Someone once asked me how, as the mother of small children, I could possibly not own a cell phone. Somewhat embarrassed, I gave the Luddite response that, "I just don't like them." But what I was thinking was, "Parents have raised kids without cell phones for thousands of years.  What has happened in the last 20 years that makes it so we suddenly can't get by without them?"

For a short time a couple years ago when my dad was ill, I did get a cell phone so that my mom could easily reach me. While I had it, I found myself dialing up friends and family, just to pass the time. I was on the slippery slope to becoming hooked. I felt myself becoming that person you see in the grocery store, cell phone in hand, asking for advice on what brand of plastic wrap to buy. I didn't want to be that person. Like anything that satisfies an immediate need, it was addictive. So after the few months, I got rid of it.

I'll admit there are times when a cell phone would come in handy. We could stow one in the glove compartment in the event of a roadside emergency or to let others know we'll be late when stuck in traffic. We could take it on trips. My husband and I have considered getting one for such purposes, if we can find a good deal. Most of the time though, I don't have the need for one.

Perhaps I am a bit old-fashioned in that I want to rely on my kids to tell me where they'll be, who they'll be with, and what time they'll be home. I read about parents who rely on GPS devices to track their kids' every move and who are in constant cell phone contact. I want my kids to know that I trust them, until they give me reason not to. If and when that day comes, stalking them probably won't help matters. I want to believe that if I let them know that I trust them, there's a better chance they'll trust me when I try to share my life's lessons learned.

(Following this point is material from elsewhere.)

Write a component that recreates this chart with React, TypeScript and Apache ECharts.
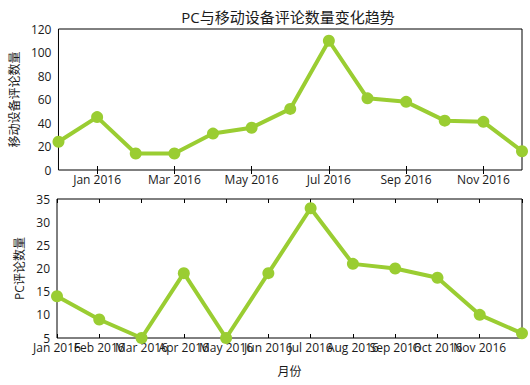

For now, our somewhat unorthodox choices regarding technology are paying off. Seeing how much I love to cook, my kids are showing an interest in learning to cook, too. Instead of playing video games, my son reads voraciously, enjoys origami, and works on his Erector set. My daughter is a prolific artist. They're developing a love of the outdoors that is particularly gratifying. My son is now a Sierra Club member at the tender age of nine.

What it comes down to is that I want my kids to live purposefully, confident in the knowledge that they can make choices about how they live their lives. I'm all for them learning about the latest technological innovations — what's available, what's on the horizon, and how it all works. To do otherwise is to be left behind. But I hope that they grow up applying the same criteria — does it make my life easier or does it improve my quality of life? If the answer is "yes," go for it. But if it's not, I hope they won't feel pressured by societal norms to bring something into their lives that, in the end, doesn't bring them happiness. 

My wish for my kids is that they go out into the world with their heads up and arms outstretched, seeing and experiencing all that the world has to offer, instead of head down, hands madly texting so as to miss it all.